Phrases like "may work" or "most likely"/"most of the time" make me
shudder. And one lesson i learned as a programmer: never think you
know for shure what your customer does with your software -- what might
be todays quick hack might end up as a critical part of software
Just my 0.02E
> Bear Giles wrote:
> >rm at fabula.de wrote:
> >> A _big_ caveat: all these techniques use non-atomic operations and
> >> hence are vulnerable to race conditions (well, i'm not shure about
> >> exclusive locking allone, i'd have to look it up).

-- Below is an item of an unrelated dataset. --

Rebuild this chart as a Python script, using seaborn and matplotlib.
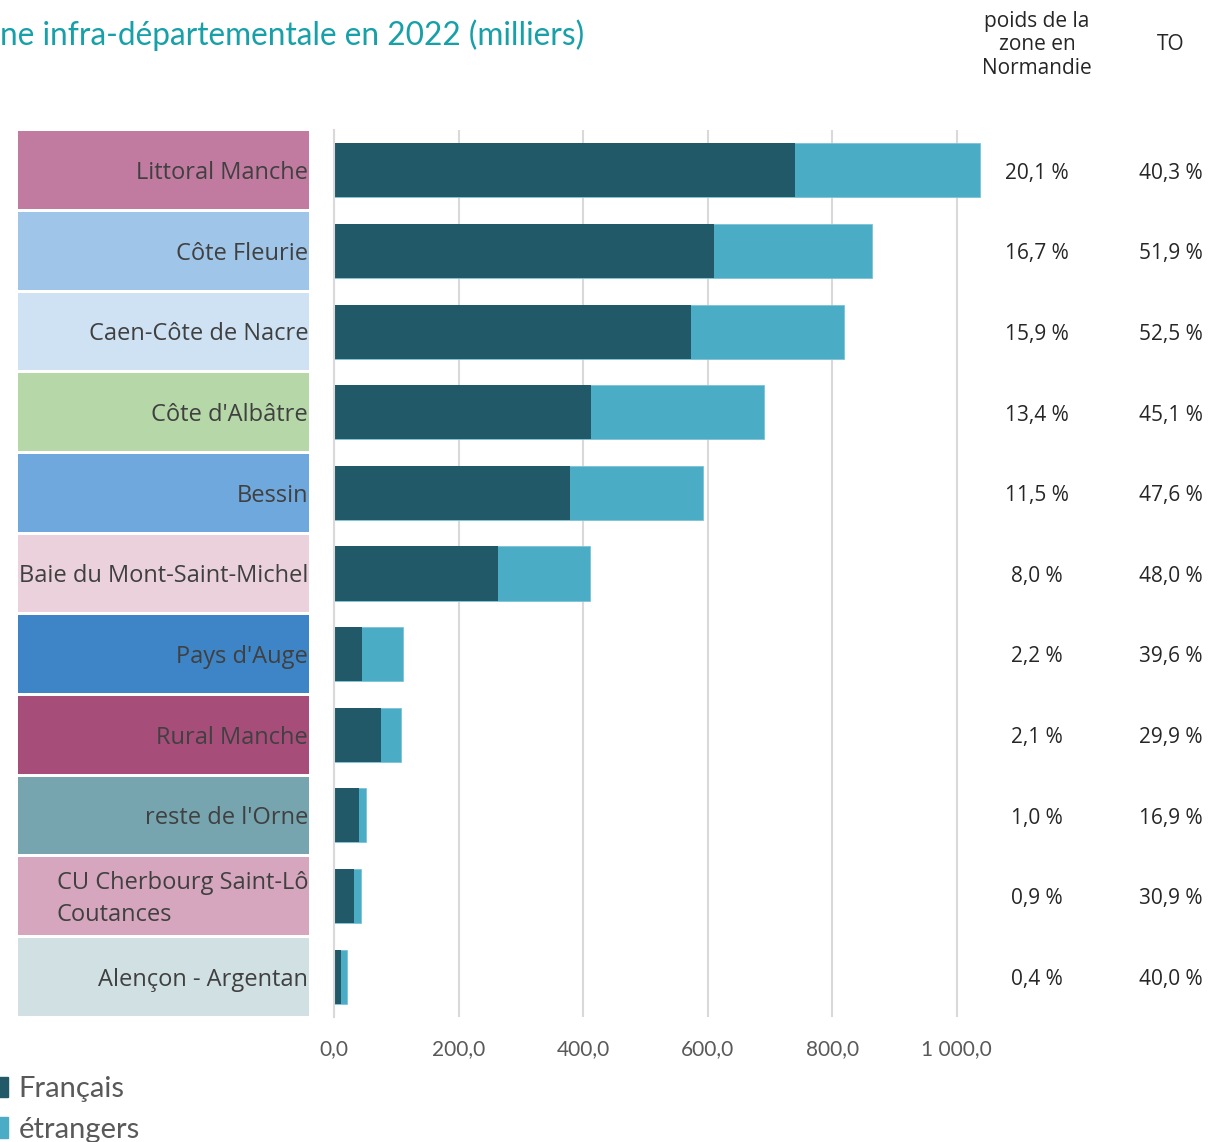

> >Locking is handled in the kernel, so atomic operation shouldn't be a
> >As for whether the files are locked, check
> >/usr/src/linux/Documentation/locks.txt and mandatory.txt. The OP may
> >need to mount the incoming directory with some special mount flags,
> >but he should be using a dedicated partition anyway to prevent a DOS
> >attack by somebody sftp'ing /dev/null at him. :-)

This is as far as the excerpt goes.